Main Survey

Variable naming convention

Understanding Society has a distinct naming convention for its datafiles to identify which wave the data is from and the source of the data.

The naming convention for variables follows the same rules as file names. Variable names have the same root name which is fixed over time,  and begin with a prefix to reflect the wave the data are collected (“a_” for the first wave, “b_” for the second wave; in this user guide we have used “w_” to denote waves in general).

For example, current employment status collected from interviews with responding adults in Wave 1 (both years: 2009 and 2010) is a_jbstat and b_jbstat in Wave 2 (both years: 2010 and 2011).

To ease identification of groups of variables a number of additional general naming conventions have been applied. For instance, following the wave prefix, information from the UKHLS Wave 1 and Wave 2 self-completion interview with adults starts with the prefix “sc”; information from the interview with young adults generally starts with the prefix “ya”, and information from the child development module starts with the prefix “cd”. Similarly, we have attempted to include in the variable name the acronym of well-known instruments such as the Strengths and Difficulties Questionnaire (SDQ) or the General Health Questionnaire (GHQ). See, for example, c_ypsqda to c_ypsdqy on data file c_youth or d_scghq2_dv on data file d_indresp.
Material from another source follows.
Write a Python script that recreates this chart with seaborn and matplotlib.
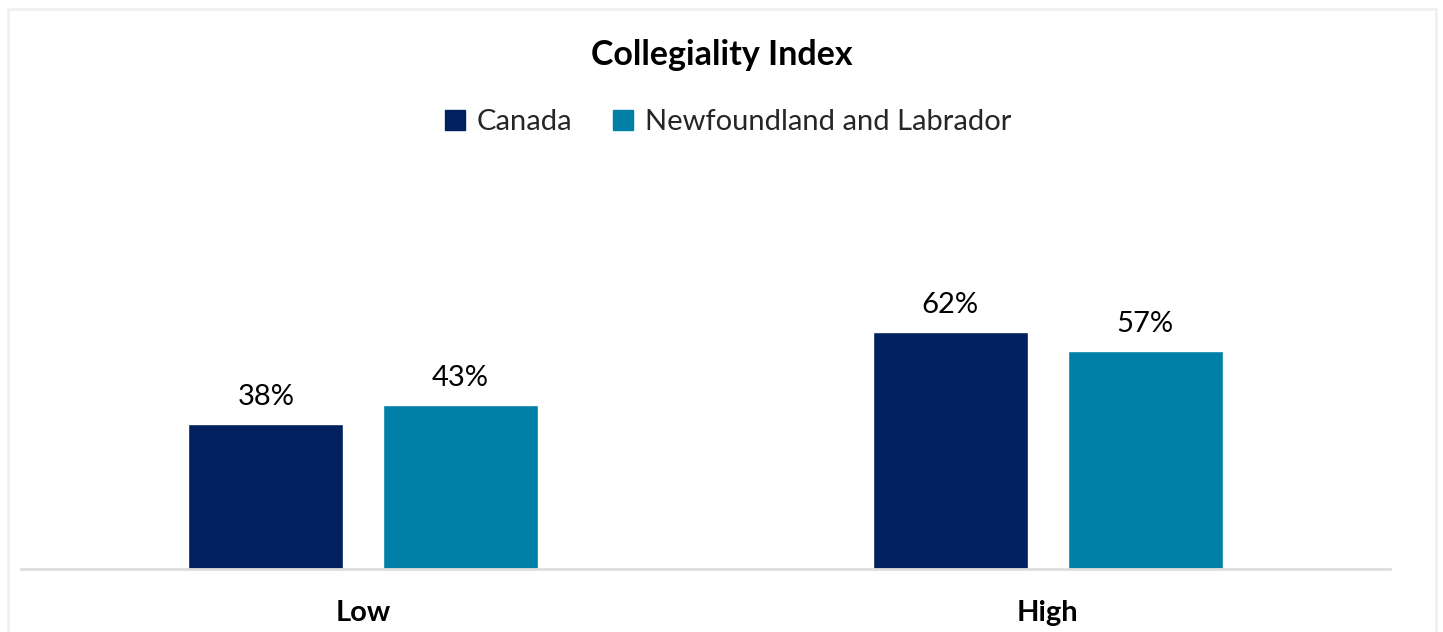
import matplotlib
matplotlib.use("Agg")
import matplotlib.pyplot as plt
from matplotlib.patches import Rectangle
import seaborn as sns
import pandas as pd

categories = ["Low", "High"]
series = ["Canada", "Newfoundland and Labrador"]
canada = [38, 62]
nl = [43, 57]
colors = ["#002060", "#0080A6"]

df = pd.DataFrame({
    "level": categories * 2,
    "region": [series[0]] * 2 + [series[1]] * 2,
    "value": canada + nl,
})

sns.set_theme(style="white")
plt.rcParams["font.family"] = ["Lato", "DejaVu Sans"]

W, H = 1443, 632
fig = plt.figure(figsize=(W / 100, H / 100), dpi=100)
ax = fig.add_axes([21 / W, (H - 569) / H, (1390 - 21) / W, 0.665])

sns.barplot(data=df, x="level", y="value", hue="region", order=categories,
            hue_order=series, palette=colors, width=0.569, gap=0.205,
            saturation=1, ax=ax, legend=False)

ax.set_xlim(-0.5, 1.5)
ax.set_ylim(0, 110)
for cont in ax.containers:
    ax.bar_label(cont, fmt="%g%%", padding=10, fontsize=21, color="#000000")

ax.set_xlabel("")
ax.set_ylabel("")
ax.set_yticks([])
ax.tick_params(axis="x", length=0, pad=22, labelsize=21)
for lbl in ax.get_xticklabels():
    lbl.set_fontweight("bold")
    lbl.set_color("#000000")
for side in ["top", "right", "left"]:
    ax.spines[side].set_visible(False)
ax.spines["bottom"].set_color("#DEDEDE")
ax.spines["bottom"].set_linewidth(2)

fig.text(722 / W, 1 - 55 / H, "Collegiality Index", ha="center", va="center",
         fontsize=24.5, fontweight="bold", color="#000000")

handles = [Rectangle((0, 0), 1, 1, color=c) for c in colors]
fig.legend(handles, series, loc="center", bbox_to_anchor=(728 / W, 1 - 122 / H),
           ncol=2, frameon=False, fontsize=21, handlelength=0.7,
           handleheight=0.7, handletextpad=0.4, columnspacing=1.4)

# light frame around the chart area
fig.add_artist(Rectangle((7.5 / W, -0.05), (1436 - 7.5) / W, 1.05 - 9 / H,
                         transform=fig.transFigure, fill=False,
                         edgecolor="#EFEFEF", linewidth=1.8))

fig.savefig("out.png", dpi=100, facecolor="white")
The prefix “ff_” following the wave prefix shows variables that were fed forward from previous waves to route respondents appropriately in the questionnaire. To aid data collection, information reported at an earlier time is fed forward to the respondent to personalize the question. Rather than ask a question about current occupation, the question might say:

“The last time you were interviewed you said you were “specific occupation”, are you still “specific occupation”?

Feed-forward variables are used at both the household and individual levels. For example:

b_ff_hhsize feeds forward the household size from the previous wave (Wave 1)

b_ff_plbornc is the country of birth of the respondent fed forward from the previous wave. 

Note that the variable name does not change over time so long as the underlying question does not change substantially. Analysts are advised to carefully read the variable notes in the online documentation to keep track of any definitional changes or changes in the code frame that may impact study results. An example is the derived variable w_qfhigh_dv which provides limited information about continuing BHPS (from Wave 2 onward) and IEMB sample members (from Wave 6 onward) as the underlying code frames for the initial conditions questions in the BHPS Wave 1-18, UKHLS Wave 1-7 and IEMB Wave 1 (as part of UKHLS Wave 6) do not perfectly align.